There you have the nature and extent of the WHAT on which the information, insights, and counsel focus. Provost and Fawcett devote most of their attention to explaining HOW to apply these concepts to achieve high-impact data mining driven by data-analytic thinking. I share their belief “that explaining data science around such fundamental concepts not only aids the reader, it also facilitates communication between and among business stakeholders and data scientists. It provides a shared vocabulary and enables both parties [data scientists and non-data scientists such as I] to understand each other better. The shared concepts lead to deeper discussions that may uncover critical issues otherwise missed.”
These are among the dozens of business subjects and issues of special interest and value to me, also listed to indicate the scope of Provost and Fawcett’s coverage.
o From Big Data 1.0 to Big Data 2.0 (Pages 9-13)
o From Business Problems to Data Mining Tasks (19-23)
o The Data Mining Process. (26-34)
o Other Analytics Techniques and Technologies (Pages 35-41 and 187-208)
o Selecting Informative Attributes (49-56)
o Supervised Segmentation with Tree-Structured Models (62-67)
o Class Probability Estimation and Logistic “Regression” (97-100)
o Overfitting (113-119)
Note: This is a tendency to tailor models to the training data.
o Correlation of Similarity and Distance (142-144)
o Some Important Technical Details Relating to Similarities and Neighbors (157-161)
o Stepping Back: Solving a Business Problem Versus Data Exploration (183-185)
o A Key Analytical Framework: Expected Value (194-204)
o A Model of Evidence Lift” (244-246)
o Decision Analytic Thinking II: Toward Analytic Engineering (279-289)
o Co-occurrences and Associations: Finding Items That Go Together 292-298)
o Bias, Variance, and Ensemble Methods 308-311)
o Sustaining Competitive Advantage with Data Science (318-323)

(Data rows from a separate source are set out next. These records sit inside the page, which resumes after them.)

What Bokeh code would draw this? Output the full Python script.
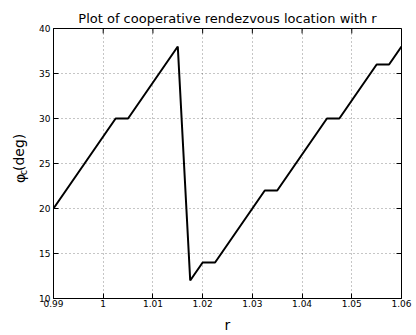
import math
from bokeh.plotting import figure
from bokeh.layouts import row
from bokeh.models import Range1d, Label, FixedTicker
from bokeh.embed import file_html
from bokeh.resources import INLINE

# data
r_values = [0.99, 1.0025, 1.005, 1.015, 1.0175, 1.02, 1.0225, 1.0325, 1.035, 1.045, 1.0475, 1.055, 1.0575, 1.06]
phi_values = [20, 30, 30, 38, 12, 14, 14, 22, 22, 30, 30, 36, 36, 38]

x_ticks = [0.99, 1.0, 1.01, 1.02, 1.03, 1.04, 1.05, 1.06]
x_tick_labels = ["0.99", "1", "1.01", "1.02", "1.03", "1.04", "1.05", "1.06"]
y_ticks = [10, 15, 20, 25, 30, 35, 40]
y_tick_labels = ["10", "15", "20", "25", "30", "35", "40"]

FONT = "DejaVu Sans"
LABEL_W = 30
X_MIN, X_MAX = 0.99, 1.06
Y_MIN, Y_MAX = 10, 40

# narrow panel that carries the rotated y-axis title  phi_c (deg)
lab = figure(width=LABEL_W, height=335, output_backend="svg", toolbar_location=None,
             x_range=Range1d(0, LABEL_W), y_range=Range1d(335, 0),
             min_border=0, outline_line_color=None)
lab.axis.visible = False
lab.grid.visible = False
lab.background_fill_color = "white"
lab.border_fill_color = "white"
for txt, x, y, size in [("φ", 19, 186, "14px"), ("c", 23, 178.8, "10px"), ("(deg)", 18.5, 153.7, "14px")]:
    lab.add_layout(Label(x=x, y=y, text=txt, angle=math.pi / 2,
                         text_align="center", text_baseline="middle",
                         text_font=FONT, text_font_size=size, text_color="black"))

p = figure(width=416 - LABEL_W, height=335, output_backend="svg", toolbar_location=None,
           x_range=Range1d(X_MIN, X_MAX), y_range=Range1d(Y_MIN, Y_MAX),
           min_border_left=53 - LABEL_W, min_border_right=15, min_border_top=28, min_border_bottom=34,
           title="Plot of cooperative rendezvous location with r")
p.background_fill_color = "white"
p.border_fill_color = "white"
p.outline_line_color = "black"
p.outline_line_width = 1

p.title.text_font = FONT
p.title.text_font_size = "13px"
p.title.text_font_style = "normal"
p.title.text_color = "black"
p.title.align = "center"
p.title.standoff = 5

for g in p.grid:
    g.grid_line_color = "black"
    g.grid_line_alpha = 0.45
    g.grid_line_dash = "1 3"
    g.grid_line_width = 1
p.xgrid.ticker = FixedTicker(ticks=x_ticks)
p.ygrid.ticker = FixedTicker(ticks=y_ticks)

p.line(r_values, phi_values, line_color="black", line_width=2)

def style_axis(ax, ticks, labels):
    ax.ticker = FixedTicker(ticks=ticks)
    ax.major_label_overrides = {t: l for t, l in zip(ticks, labels)}
    ax.major_tick_in = 5
    ax.major_tick_out = 0
    ax.minor_tick_line_color = None
    ax.axis_line_color = "black"
    ax.major_tick_line_color = "black"
    ax.major_label_text_font = FONT
    ax.major_label_text_font_size = "9px"
    ax.major_label_text_color = "black"
    ax.major_label_standoff = 3

style_axis(p.xaxis[0], x_ticks, x_tick_labels)
style_axis(p.yaxis[0], y_ticks, y_tick_labels)
p.xaxis[0].major_label_standoff = 1
p.xaxis[0].axis_label = "r"
p.xaxis[0].axis_label_text_font = FONT
p.xaxis[0].axis_label_text_font_size = "14px"
p.xaxis[0].axis_label_text_font_style = "normal"
p.xaxis[0].axis_label_text_color = "black"
p.xaxis[0].axis_label_standoff = 7

# mirrored inward ticks on the top and right edges of the box
tick_dy = 5 * (Y_MAX - Y_MIN) / 273.0
tick_dx = 5 * (X_MAX - X_MIN) / 348.0
p.segment(x0=x_ticks, y0=[Y_MAX] * len(x_ticks), x1=x_ticks, y1=[Y_MAX - tick_dy] * len(x_ticks),
          line_color="black", line_width=1)
p.segment(x0=[X_MAX] * len(y_ticks), y0=y_ticks, x1=[X_MAX - tick_dx] * len(y_ticks), y1=y_ticks,
          line_color="black", line_width=1)

layout = row(lab, p, spacing=0)
open("out.html", "w").write(file_html(layout, INLINE))
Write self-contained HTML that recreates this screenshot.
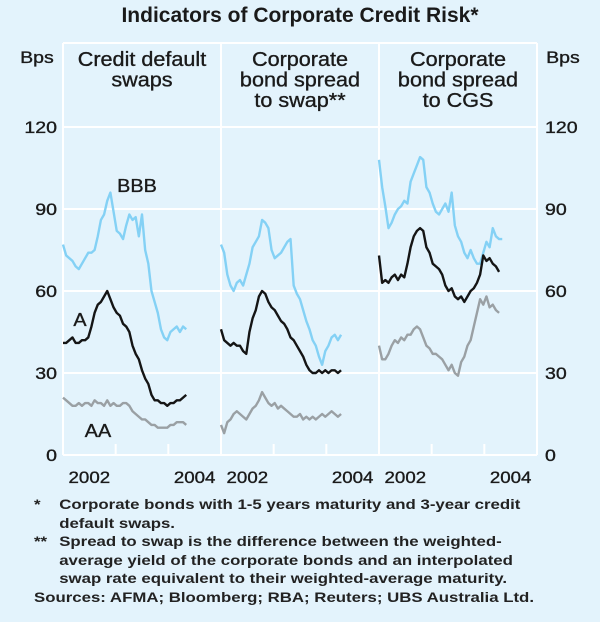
<!DOCTYPE html>
<html><head><meta charset="utf-8">
<style>
html,body{margin:0;padding:0;background:#e3f3fc;}
body{width:600px;height:622px;position:relative;overflow:hidden;font-family:"Liberation Sans",Arial,sans-serif;color:#1a1a1a;}
#title{position:absolute;left:0;width:600px;top:4px;text-align:center;font-weight:bold;font-size:21px;}
#notes{position:absolute;left:34px;top:495px;font-size:14px;line-height:18.6px;font-weight:bold;color:#222;transform:scaleX(1.2);transform-origin:0 0;white-space:nowrap;}
.n{position:relative;padding-left:21px;}
.n span{position:absolute;left:0;}
</style></head><body>
<div id="title">Indicators of Corporate Credit Risk*</div>
<svg id="chart" width="600" height="622" style="position:absolute;left:0;top:0"></svg>
<div id="notes">
<div class="n"><span>*</span>Corporate bonds with 1-5 years maturity and 3-year credit<br>default swaps.</div>
<div class="n"><span>**</span>Spread to swap is the difference between the weighted-<br>average yield of the corporate bonds and an interpolated<br>swap rate equivalent to their weighted-average maturity.</div>
<div>Sources: AFMA; Bloomberg; RBA; Reuters; UBS Australia Ltd.</div>
</div>
<script>
const yTicks=[0,30,60,90,120];
const yearLabels=["2002","2004"];
const panelTitles=[["Credit default","swaps"],["Corporate","bond spread","to swap**"],["Corporate","bond spread","to CGS"]];
const cdsBBB=[77,73,72,71,69,68,70,72,74,74,75,80,86,88,93,96,89,82,81,79,84,88,86,87,80,88,75,70,60,56,52,46,43,42,45,46,47,45,47,46];
const cdsA=[41,41,42,43,41,41,42,42,43,47,52,55,56,58,60,57,54,52,51,48,47,45,40,37,35,31,28,26,22,20,20,19,19,18,19,19,20,20,21,22];
const cdsAA=[21,20,19,18,18,19,18,19,19,18,20,19,19,18,20,18,19,18,18,19,19,18,16,15,14,13,13,12,11,11,10,10,10,10,11,11,12,12,12,11];
const swapBBB=[77,74,66,62,60,63,64,62,66,70,76,78,80,86,85,83,75,72,73,74,76,78,79,62,59,57,53,49,46,42,40,36,33,38,40,43,44,42,44];
const swapA=[46,42,41,40,41,40,40,38,37,45,50,53,58,60,59,56,54,53,51,49,48,46,43,42,40,38,36,33,31,30,30,31,30,31,30,31,31,30,31];
const swapAA=[11,8,12,13,15,16,15,14,13,15,17,18,20,23,21,19,18,19,17,18,17,16,15,14,14,15,13,14,13,14,13,14,15,14,15,16,15,14,15];
const cgsBBB=[108,98,91,83,85,88,90,91,93,92,100,103,106,109,108,98,96,92,89,88,90,92,89,96,84,80,78,74,72,75,72,70,70,74,78,76,83,80,79,79];
const cgsA=[73,63,64,63,65,66,64,66,65,70,76,80,82,83,82,76,74,70,69,68,66,62,60,61,58,57,58,56,58,60,61,63,66,73,71,72,70,69,67];
const cgsAA=[40,35,35,37,40,42,41,43,42,44,44,46,47,46,43,40,39,37,37,36,35,33,31,33,30,29,34,36,40,42,47,52,57,55,58,54,55,53,52];
const STEP=0.06; // years between observations

const NS="http://www.w3.org/2000/svg";
const svg=document.getElementById('chart');
const L=63,R=537,T=43,B=455,PW=158;
function y(v){return B-(v/120)*(B-127);}
function x(p,t){return L+p*PW+t*(PW/3);}
function mk(tag,attrs){const e=document.createElementNS(NS,tag);for(const k in attrs)e.setAttribute(k,attrs[k]);svg.appendChild(e);return e;}
function txt(s,xx,yy,anchor,size,stretch){
 const e=mk('text',{x:xx,y:yy,'text-anchor':anchor,'font-size':size,'font-family':'Liberation Sans, Arial, sans-serif',fill:'#1a1a1a',stroke:'#1a1a1a','stroke-width':0.35});
 e.textContent=s;
 const w=e.getComputedTextLength();
 if(w>0){e.setAttribute('textLength',w*(stretch||1.12));e.setAttribute('lengthAdjust','spacingAndGlyphs');}
 return e;}

yTicks.forEach(v=>{
 const g=mk('line',{x1:L,x2:R,y1:y(v),y2:y(v),stroke:'#fff','stroke-width':2});
 
 
 const a=txt(String(v),57,y(v)+6,'end',17,1.15);
 
 
 const b=txt(String(v),545,y(v)+6,'start',17,1.15);
 
 
});
const topBorder=mk('line',{x1:L,x2:R,y1:T,y2:T,stroke:'#fff','stroke-width':2});


for(let p=0;p<=3;p++){
 const d=mk('line',{x1:L+p*PW,x2:L+p*PW,y1:T,y2:B,stroke:'#fff','stroke-width':2});
 
 
}
for(let p=0;p<3;p++){
 for(let k=1;k<3;k++){
  const t=mk('line',{x1:x(p,k),x2:x(p,k),y1:B,y2:B-11,stroke:'#fff','stroke-width':2});
  
  
 }
 const l1=txt(yearLabels[0],x(p,0.5),483,'middle',17,1.1);
 
 
 const l2=txt(yearLabels[1],x(p,2.5),483,'middle',17,1.1);
 
 
 panelTitles[p].forEach((s,i)=>{
  const e=txt(s,L+p*PW+PW/2,66+i*20.5,'middle',20,1.08);
  
  
 });
}
const bl=txt('Bps',37,63,'middle',17,1.15);
const br=txt('Bps',563,63,'middle',17,1.15);

function series(p,data,color,name){
 const pts=data.map((v,i)=>x(p,i*STEP)+','+y(v)).join(' ');
 const e=mk('polyline',{points:pts,fill:'none',stroke:color,'stroke-width':2.4,'stroke-linejoin':'round'});
 
 
}
const LB='#84d1f5',BK='#151515',GR='#9aa0a4';
series(0,cdsAA,GR,'cds-aa-line');series(0,cdsBBB,LB,'cds-bbb-line');series(0,cdsA,BK,'cds-a-line');
series(1,swapAA,GR,'swap-aa-line');series(1,swapBBB,LB,'swap-bbb-line');series(1,swapA,BK,'swap-a-line');
series(2,cgsAA,GR,'cgs-aa-line');series(2,cgsBBB,LB,'cgs-bbb-line');series(2,cgsA,BK,'cgs-a-line');

const s1=txt('BBB',137,192,'middle',18,1.1);
const s2=txt('A',80,326,'middle',18,1.1);
const s3=txt('AA',98,437,'middle',18,1.1);
</script>
</body></html>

As I worked my way through the book a second time, in preparation to compose this review, I was again reminded of comments by Eric Schmidt, executive chairman of Google: “From the dawn of civilization until 2003, mankind generated five exabytes of data. Now we produce five exabytes every two days…and the pace is accelerating.” Correspondingly, the challenges that this process of data accumulation creates will become even greater. Provost and Fawcett wrote this book for those who must manage this process but also to assist the efforts of instructors who are now preparing them to do so.